>> start

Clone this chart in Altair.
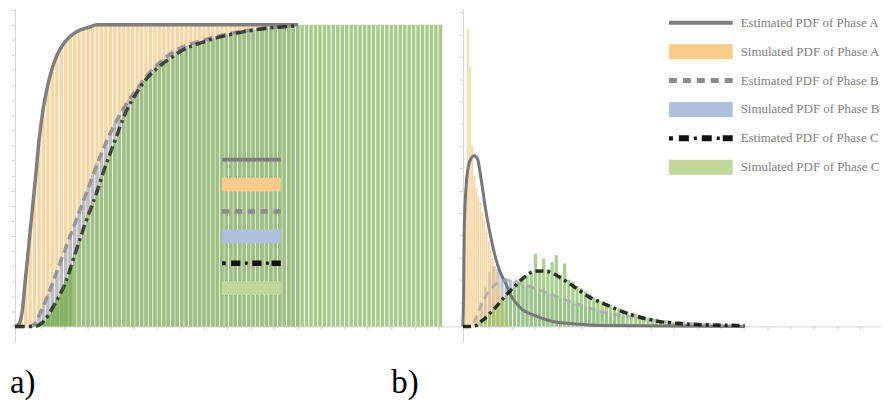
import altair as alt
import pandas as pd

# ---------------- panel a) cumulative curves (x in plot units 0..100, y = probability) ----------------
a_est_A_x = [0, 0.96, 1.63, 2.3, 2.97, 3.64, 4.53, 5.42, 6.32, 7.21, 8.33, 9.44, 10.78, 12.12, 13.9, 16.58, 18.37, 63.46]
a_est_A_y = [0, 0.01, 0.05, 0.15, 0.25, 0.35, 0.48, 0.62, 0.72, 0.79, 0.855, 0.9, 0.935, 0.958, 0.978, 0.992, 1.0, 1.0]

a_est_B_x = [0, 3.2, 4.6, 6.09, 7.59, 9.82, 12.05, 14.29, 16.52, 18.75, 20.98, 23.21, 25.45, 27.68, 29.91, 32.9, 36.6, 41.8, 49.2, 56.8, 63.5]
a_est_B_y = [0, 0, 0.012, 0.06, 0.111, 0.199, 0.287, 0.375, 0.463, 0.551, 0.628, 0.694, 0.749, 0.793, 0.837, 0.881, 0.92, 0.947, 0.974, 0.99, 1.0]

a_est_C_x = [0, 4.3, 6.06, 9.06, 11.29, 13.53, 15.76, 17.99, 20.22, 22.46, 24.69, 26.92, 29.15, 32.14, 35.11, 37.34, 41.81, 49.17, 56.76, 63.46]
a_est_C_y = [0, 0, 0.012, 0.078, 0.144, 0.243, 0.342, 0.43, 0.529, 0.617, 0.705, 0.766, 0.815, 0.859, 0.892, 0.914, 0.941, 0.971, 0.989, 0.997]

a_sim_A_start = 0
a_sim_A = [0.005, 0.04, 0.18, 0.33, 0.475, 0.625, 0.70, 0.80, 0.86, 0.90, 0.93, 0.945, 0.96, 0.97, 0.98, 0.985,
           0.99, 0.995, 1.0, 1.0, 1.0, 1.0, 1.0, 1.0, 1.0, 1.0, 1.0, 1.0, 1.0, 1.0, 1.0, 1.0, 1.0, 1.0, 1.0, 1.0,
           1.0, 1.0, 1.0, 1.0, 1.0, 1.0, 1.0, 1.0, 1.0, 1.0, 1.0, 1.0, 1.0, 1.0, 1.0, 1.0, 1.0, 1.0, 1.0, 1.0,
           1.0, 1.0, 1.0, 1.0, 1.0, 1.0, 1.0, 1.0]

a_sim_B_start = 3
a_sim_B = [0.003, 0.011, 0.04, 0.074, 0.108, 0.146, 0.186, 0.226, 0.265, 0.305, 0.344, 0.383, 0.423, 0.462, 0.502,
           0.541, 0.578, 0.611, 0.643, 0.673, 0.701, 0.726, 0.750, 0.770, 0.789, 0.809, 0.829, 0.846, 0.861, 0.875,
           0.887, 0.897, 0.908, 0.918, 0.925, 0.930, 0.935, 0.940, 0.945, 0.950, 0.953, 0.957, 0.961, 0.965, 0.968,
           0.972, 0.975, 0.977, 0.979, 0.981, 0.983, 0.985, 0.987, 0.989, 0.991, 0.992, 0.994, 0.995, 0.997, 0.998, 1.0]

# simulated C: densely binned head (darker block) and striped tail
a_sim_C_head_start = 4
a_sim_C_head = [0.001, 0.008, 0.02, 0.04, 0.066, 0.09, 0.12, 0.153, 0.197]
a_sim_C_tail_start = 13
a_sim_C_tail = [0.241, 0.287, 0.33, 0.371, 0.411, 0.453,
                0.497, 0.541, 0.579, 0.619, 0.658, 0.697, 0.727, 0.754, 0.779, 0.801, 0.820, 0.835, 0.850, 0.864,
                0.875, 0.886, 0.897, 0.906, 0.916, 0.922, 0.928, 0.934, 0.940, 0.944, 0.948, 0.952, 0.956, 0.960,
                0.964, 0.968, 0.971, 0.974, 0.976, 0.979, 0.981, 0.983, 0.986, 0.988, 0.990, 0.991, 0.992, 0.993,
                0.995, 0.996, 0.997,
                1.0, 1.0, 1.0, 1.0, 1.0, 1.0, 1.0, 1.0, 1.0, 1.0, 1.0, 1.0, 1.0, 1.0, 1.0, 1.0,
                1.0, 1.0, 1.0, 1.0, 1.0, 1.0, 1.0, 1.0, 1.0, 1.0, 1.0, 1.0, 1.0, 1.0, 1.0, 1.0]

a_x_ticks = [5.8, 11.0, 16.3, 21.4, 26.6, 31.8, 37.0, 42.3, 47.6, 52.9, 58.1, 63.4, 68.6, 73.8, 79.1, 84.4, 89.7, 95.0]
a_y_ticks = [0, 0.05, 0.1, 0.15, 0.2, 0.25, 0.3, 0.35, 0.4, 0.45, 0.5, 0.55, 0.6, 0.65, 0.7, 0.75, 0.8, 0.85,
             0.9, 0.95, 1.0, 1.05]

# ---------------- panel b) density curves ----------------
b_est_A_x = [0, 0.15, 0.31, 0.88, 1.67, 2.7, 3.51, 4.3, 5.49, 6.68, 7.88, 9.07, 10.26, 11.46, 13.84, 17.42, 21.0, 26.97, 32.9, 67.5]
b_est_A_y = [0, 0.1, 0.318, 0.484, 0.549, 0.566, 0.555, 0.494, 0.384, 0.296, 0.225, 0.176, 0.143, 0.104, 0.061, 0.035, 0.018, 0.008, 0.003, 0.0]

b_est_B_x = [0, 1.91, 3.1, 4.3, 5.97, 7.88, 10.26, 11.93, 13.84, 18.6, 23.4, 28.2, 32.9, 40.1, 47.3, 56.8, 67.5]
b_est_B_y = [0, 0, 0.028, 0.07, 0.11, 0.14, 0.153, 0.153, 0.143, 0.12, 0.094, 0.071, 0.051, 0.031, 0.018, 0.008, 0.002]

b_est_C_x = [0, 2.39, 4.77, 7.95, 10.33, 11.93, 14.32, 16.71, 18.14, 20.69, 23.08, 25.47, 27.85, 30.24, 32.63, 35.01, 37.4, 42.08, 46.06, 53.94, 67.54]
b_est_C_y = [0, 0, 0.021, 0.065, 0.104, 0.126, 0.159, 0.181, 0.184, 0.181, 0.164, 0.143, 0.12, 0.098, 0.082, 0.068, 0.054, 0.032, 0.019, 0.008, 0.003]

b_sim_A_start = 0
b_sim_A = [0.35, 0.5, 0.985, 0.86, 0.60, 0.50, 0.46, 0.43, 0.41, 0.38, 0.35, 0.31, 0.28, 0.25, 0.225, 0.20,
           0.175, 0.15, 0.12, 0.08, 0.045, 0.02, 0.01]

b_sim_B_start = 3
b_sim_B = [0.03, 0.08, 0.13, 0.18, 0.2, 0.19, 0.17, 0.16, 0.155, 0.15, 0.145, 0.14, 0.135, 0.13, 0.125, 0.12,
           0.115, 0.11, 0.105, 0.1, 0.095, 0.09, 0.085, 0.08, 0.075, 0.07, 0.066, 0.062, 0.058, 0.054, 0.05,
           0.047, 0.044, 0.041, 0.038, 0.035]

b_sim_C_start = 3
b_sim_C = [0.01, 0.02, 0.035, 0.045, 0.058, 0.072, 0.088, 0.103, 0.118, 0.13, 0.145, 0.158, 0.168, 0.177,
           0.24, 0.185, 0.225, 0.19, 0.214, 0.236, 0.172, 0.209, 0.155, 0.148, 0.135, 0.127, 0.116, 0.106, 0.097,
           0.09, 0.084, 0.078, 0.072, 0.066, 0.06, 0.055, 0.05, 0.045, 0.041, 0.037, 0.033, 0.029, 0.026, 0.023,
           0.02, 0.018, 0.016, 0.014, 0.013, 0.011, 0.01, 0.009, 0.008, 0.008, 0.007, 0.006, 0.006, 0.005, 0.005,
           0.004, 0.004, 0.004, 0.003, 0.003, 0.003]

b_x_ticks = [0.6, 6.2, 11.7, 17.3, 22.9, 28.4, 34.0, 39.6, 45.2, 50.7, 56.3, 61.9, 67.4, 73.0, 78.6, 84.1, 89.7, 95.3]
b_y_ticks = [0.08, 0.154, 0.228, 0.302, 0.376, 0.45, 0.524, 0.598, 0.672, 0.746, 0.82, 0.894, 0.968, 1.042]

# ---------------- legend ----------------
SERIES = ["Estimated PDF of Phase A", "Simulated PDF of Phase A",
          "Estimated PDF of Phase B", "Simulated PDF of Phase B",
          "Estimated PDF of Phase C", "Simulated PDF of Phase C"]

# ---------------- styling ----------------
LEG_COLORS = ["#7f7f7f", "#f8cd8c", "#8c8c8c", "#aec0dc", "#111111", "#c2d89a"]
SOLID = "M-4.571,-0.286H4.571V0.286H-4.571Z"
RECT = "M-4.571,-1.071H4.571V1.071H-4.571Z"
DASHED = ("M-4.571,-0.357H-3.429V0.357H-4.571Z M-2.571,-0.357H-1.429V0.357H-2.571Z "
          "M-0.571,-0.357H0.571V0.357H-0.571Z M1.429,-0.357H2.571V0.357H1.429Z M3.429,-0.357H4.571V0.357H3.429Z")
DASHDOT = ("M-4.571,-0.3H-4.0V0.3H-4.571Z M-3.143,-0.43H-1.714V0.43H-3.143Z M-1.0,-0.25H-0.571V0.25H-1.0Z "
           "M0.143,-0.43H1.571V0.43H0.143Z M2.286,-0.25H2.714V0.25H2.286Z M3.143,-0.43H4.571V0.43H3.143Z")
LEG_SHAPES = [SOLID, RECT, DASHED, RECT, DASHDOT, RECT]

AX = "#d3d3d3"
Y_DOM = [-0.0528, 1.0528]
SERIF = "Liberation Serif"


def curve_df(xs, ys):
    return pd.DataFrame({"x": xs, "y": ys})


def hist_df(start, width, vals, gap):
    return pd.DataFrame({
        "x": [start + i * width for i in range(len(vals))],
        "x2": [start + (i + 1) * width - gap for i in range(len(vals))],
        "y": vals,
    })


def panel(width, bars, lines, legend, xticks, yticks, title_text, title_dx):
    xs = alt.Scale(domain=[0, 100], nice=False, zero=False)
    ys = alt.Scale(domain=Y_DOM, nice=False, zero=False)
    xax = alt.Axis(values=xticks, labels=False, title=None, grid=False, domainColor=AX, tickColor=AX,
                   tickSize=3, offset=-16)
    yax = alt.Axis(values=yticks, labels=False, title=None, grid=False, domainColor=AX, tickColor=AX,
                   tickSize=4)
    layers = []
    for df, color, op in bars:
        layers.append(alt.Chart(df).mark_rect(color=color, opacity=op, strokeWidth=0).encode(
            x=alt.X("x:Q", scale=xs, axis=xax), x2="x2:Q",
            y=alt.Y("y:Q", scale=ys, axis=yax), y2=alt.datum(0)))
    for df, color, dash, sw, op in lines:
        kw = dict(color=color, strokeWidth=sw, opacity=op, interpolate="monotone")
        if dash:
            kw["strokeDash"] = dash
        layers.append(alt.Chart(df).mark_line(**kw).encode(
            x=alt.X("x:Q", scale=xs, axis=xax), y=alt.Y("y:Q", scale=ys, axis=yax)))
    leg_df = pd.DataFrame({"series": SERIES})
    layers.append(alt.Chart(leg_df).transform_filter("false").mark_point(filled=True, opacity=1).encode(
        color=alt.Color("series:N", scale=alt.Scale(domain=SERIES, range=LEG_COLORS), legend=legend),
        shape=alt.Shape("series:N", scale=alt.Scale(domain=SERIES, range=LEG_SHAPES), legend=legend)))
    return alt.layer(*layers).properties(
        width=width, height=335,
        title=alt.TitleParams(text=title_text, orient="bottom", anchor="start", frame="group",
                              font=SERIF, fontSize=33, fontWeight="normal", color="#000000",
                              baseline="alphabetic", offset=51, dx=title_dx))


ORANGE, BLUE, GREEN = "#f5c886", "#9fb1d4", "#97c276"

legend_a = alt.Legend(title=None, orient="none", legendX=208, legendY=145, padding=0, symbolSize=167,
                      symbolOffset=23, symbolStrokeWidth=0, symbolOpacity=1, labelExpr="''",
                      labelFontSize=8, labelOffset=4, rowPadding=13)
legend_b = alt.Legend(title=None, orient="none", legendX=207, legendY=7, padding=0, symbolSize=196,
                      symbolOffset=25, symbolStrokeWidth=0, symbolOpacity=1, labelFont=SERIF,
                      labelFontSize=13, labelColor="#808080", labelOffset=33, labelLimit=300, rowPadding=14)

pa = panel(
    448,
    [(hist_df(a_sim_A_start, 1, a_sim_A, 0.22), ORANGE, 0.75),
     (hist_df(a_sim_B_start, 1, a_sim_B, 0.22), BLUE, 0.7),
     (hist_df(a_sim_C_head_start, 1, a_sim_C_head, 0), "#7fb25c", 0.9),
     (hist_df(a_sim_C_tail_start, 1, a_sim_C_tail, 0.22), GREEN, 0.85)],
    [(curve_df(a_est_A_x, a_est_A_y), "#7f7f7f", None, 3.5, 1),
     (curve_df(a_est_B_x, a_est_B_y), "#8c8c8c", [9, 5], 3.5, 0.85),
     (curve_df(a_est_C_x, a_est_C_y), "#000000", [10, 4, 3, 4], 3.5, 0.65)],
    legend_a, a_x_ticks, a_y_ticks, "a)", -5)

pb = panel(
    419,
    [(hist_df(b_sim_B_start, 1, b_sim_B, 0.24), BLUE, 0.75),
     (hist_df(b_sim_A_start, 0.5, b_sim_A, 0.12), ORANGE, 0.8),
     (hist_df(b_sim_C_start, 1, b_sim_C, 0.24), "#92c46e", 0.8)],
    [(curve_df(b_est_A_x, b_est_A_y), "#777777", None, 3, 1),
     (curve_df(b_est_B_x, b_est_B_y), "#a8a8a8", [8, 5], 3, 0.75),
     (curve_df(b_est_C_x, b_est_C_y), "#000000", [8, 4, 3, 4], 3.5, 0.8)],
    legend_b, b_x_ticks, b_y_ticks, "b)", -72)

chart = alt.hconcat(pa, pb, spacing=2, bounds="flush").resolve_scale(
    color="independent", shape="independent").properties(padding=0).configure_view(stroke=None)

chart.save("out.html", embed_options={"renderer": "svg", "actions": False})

>> end

● **DIRECTIONS**: Repeat only what lies between the start of the data and the end of the line containing "0.971, 0.989, 0.997]", exactly, with pictures left out.

● **EXERCISE OUTPUT**:
Clone this chart in Altair.
import altair as alt
import pandas as pd

# ---------------- panel a) cumulative curves (x in plot units 0..100, y = probability) ----------------
a_est_A_x = [0, 0.96, 1.63, 2.3, 2.97, 3.64, 4.53, 5.42, 6.32, 7.21, 8.33, 9.44, 10.78, 12.12, 13.9, 16.58, 18.37, 63.46]
a_est_A_y = [0, 0.01, 0.05, 0.15, 0.25, 0.35, 0.48, 0.62, 0.72, 0.79, 0.855, 0.9, 0.935, 0.958, 0.978, 0.992, 1.0, 1.0]

a_est_B_x = [0, 3.2, 4.6, 6.09, 7.59, 9.82, 12.05, 14.29, 16.52, 18.75, 20.98, 23.21, 25.45, 27.68, 29.91, 32.9, 36.6, 41.8, 49.2, 56.8, 63.5]
a_est_B_y = [0, 0, 0.012, 0.06, 0.111, 0.199, 0.287, 0.375, 0.463, 0.551, 0.628, 0.694, 0.749, 0.793, 0.837, 0.881, 0.92, 0.947, 0.974, 0.99, 1.0]

a_est_C_x = [0, 4.3, 6.06, 9.06, 11.29, 13.53, 15.76, 17.99, 20.22, 22.46, 24.69, 26.92, 29.15, 32.14, 35.11, 37.34, 41.81, 49.17, 56.76, 63.46]
a_est_C_y = [0, 0, 0.012, 0.078, 0.144, 0.243, 0.342, 0.43, 0.529, 0.617, 0.705, 0.766, 0.815, 0.859, 0.892, 0.914, 0.941, 0.971, 0.989, 0.997]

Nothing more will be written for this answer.